The only costs banks incur is default risk?

So, this central computing system that all banks will use, provided by government. It’ll cost nothing to use then, will it?

15 comments on “!?!?!?!?!

  1. From the comments section – a vintage response:

    ‘Rod Hull says:
    May 16 2018 at 8:46 am

    Can you name any one power which is currently devolved which will initially come under Westminster control?
    I’ve read the article and there don’t seem to be any.
    Reply

    Richard Murphy says:
    May 16 2018 at 9:44 am

    You are well aware that these lists exist

    I am not your search engine’

    For some reasons I have an image of Murphy being savaged by a large flightless creature – a fate which most would agree is probably too merciful for him..

  2. I have an image of Murphy being savaged by a large flightless creature

    I’d settle for a half-starved Polar Bear.

  3. ‘So, this central computing system that all banks will use, provided by government.’

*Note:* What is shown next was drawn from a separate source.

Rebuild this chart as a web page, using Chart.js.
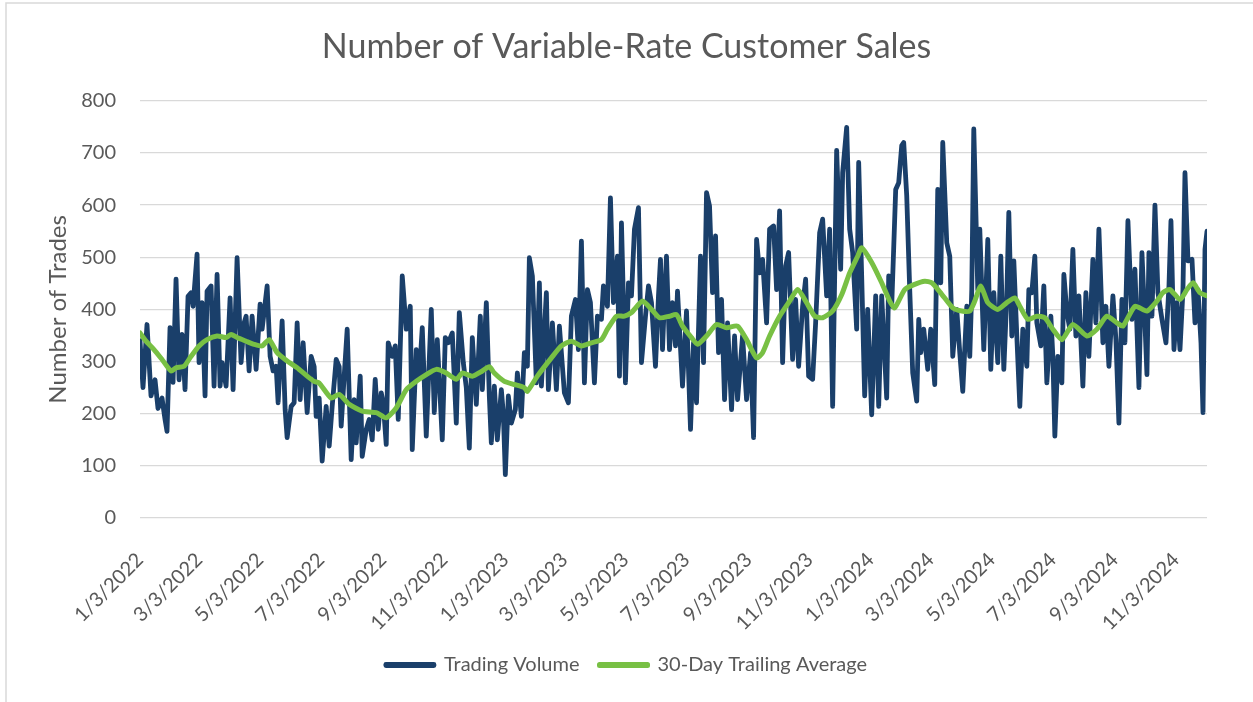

    Stagnation begins on implementation of any standardized system. Railroad gauges is about all that can be beneficially standardized.

  4. I wonder if he uses the same answer when students ask for information or the sources to back up his statements? Maybe the state of academic research is such now that providing a bibliography etc. is no longer required?

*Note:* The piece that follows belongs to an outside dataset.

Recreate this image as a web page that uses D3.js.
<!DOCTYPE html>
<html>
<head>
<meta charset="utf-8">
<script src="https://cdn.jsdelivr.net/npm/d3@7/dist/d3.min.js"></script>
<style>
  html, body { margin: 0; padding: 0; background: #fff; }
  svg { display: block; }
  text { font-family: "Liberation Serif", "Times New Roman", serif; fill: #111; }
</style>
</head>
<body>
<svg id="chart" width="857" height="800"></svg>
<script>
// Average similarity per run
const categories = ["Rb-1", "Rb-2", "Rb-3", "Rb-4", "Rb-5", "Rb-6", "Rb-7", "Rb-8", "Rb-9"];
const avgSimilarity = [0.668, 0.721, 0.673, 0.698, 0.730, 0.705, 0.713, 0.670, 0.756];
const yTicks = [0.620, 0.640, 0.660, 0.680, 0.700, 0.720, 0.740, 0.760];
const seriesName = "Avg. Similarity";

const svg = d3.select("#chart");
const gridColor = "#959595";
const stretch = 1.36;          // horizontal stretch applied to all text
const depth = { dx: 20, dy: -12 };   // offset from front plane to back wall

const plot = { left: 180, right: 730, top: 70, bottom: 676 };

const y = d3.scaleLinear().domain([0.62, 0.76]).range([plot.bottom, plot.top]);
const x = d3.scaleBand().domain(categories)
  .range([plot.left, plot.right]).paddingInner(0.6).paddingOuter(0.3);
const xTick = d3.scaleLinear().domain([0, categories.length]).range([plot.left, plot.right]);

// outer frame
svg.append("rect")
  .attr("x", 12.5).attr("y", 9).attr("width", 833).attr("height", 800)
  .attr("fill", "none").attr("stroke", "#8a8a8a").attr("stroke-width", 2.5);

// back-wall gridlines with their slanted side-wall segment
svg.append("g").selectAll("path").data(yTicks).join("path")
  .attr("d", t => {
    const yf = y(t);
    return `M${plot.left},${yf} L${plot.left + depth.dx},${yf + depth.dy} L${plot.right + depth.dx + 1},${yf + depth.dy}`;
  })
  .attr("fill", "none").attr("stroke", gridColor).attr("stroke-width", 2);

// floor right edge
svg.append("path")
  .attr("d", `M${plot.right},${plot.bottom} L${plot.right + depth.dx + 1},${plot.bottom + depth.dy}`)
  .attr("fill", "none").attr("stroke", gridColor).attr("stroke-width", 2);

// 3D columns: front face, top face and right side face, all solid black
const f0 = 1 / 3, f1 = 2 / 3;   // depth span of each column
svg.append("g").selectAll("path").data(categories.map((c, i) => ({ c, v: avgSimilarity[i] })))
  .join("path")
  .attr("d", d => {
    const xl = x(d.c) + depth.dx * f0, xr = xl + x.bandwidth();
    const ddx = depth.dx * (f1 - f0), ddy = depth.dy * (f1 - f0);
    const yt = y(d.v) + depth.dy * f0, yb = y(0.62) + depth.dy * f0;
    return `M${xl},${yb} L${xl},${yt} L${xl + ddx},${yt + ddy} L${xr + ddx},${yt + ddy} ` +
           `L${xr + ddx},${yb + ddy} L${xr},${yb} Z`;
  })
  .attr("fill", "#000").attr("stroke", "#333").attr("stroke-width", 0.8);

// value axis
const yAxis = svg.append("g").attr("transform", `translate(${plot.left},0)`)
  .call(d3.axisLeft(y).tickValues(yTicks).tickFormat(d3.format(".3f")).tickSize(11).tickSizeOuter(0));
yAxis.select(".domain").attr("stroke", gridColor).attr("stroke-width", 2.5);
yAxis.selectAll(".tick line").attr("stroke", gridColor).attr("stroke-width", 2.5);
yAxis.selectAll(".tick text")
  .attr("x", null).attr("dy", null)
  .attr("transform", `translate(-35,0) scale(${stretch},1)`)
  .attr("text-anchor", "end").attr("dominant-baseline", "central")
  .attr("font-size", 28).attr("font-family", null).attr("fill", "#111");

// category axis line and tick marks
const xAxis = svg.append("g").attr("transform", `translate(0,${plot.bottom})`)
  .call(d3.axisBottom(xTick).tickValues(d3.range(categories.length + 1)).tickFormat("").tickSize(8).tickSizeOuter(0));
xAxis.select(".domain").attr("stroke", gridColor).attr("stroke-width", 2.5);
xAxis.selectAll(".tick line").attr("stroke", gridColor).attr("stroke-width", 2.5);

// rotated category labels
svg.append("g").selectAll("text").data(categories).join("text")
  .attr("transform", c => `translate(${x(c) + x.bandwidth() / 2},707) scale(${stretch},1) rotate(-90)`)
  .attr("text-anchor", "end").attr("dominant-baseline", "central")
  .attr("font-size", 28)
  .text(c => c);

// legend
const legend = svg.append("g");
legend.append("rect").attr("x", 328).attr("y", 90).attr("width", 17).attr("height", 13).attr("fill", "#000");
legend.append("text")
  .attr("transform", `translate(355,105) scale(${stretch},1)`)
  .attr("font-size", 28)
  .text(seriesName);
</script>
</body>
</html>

  5. “Stagnation begins on implementation of any standardized system.”

    You might want to re-think that.

    TCP/IP is a standardised system. So are HTML and CSS. Don’t appear to have stagnated much.

    Anyway; I’m assuming that this was kicked off by the TSB thing yesterday. The on-going grief seems to be a network problem – TSB’s systems may or may not be working internally, to a greater or lesser level of detail, but they don’t appear to be handling communications, payments, with the rest of the banking industry. Their interoperability is buggered, and can’t be guaranteed for any particular transaction, message, now or in the future. So using TSB as a bank might be fine and dandy, just as long as you never interact with any other bank or payments processor, ever, except via cash.

    If this is true, what value would you put on TSB, and what value would you put on cash (or the ability to handle cash)?

  6. “TCP/IP is a standardised system. So are HTML and CSS. Don’t appear to have stagnated much.”

    Problems have been identified with each. The identified problems remain with each.

  7. But the existence (and persistence) of known and even unknown problems and stagnation are different.

    If you want an example of stagnation in networking, what about the persistence of IPv4?

  8. Standardised container sizes, metric units, agreed technical language (chemistry, physics etc), road laws across countries. The list is rather full.

    If countries won’t provide them, the industry steps in. IATA, FIFA, ISBN, and all the rest.

    I’m travelling across Europe and the nonstandardised things (language, currency) are a pain in the arse. But at least I know what 500 grams is, can read the road signs, etc.

    Even international standardisation has massive benefits for ordinary people. Sometimes Libertarians are so determined that all government is bad they say some very stupid things.

  9. A4 paper
    Bicycle pumps
    The carat system

    Someone might know a country which measures printer paper or diamonds in some strange way

  10. All technical standards are a compromise.

    Probably the most important technical standardisation of recent times was the GSM air interface. Not perfect by any stretch of the imagination at the time and in hindsight many flaws, but it allowed mass production of mobiles which opened mobile technology to the masses.

    To be fair the EC making it an EU standard also helped.

  11. DuckyMcDuckface said:
    “So using TSB as a bank might be fine and dandy, just as long as you never interact with any other bank or payments processor, ever, ”

    Wasn’t this Murphy’s vies of banking? That creating credit was just a matter of the bank’s internal book-keeping? A view that only held up for as long as the account holder didn’t want to actually withdraw or spend any of the money.

  12. Doesn’t the US still use “letter”, “legal” etc as paper sizes?

    A lot of automotive stuff is pretty standard – e.g. 55/65w headlight bulbs have had the same 3 pin plug fitting since the 1950s. The bulbs themselves have changed from the Lucas 7″ sealed beam units to halogens in fancy plastic moldings (bizarrely, despite a small fortune spent by manufacturers in R&D, most of them are pretty woeful compared to a set of top notch 7″ sealed beam replacement halogens), but the connector remains standard. Eventually Led units will probably kill it off, but that may not be for a little while yet.

    Again, it’s surprising what is determined by “accidents of history” that become standards because there is no need to change them – e.g. when the pre-war rover engineers were designing the flywheel housing of their 1.6l sidevalve engine, the would probably have been quite surprised to be told that the bellhousing bolt pattern they chose would still be in use in 1998, (you can bolt a 300tdi defender engine to a Rover P3 gearbox no problem, although the gearbox will have a lifespan of about 5 minutes)

  13. Domestic electrical applicance manufacturing and uptake rocketed after Stanley Baldwin forced through the National Grid and standardised UK electric current provision and the IEEE and BSI pushed a small set of standardised interchangable outlet fittings.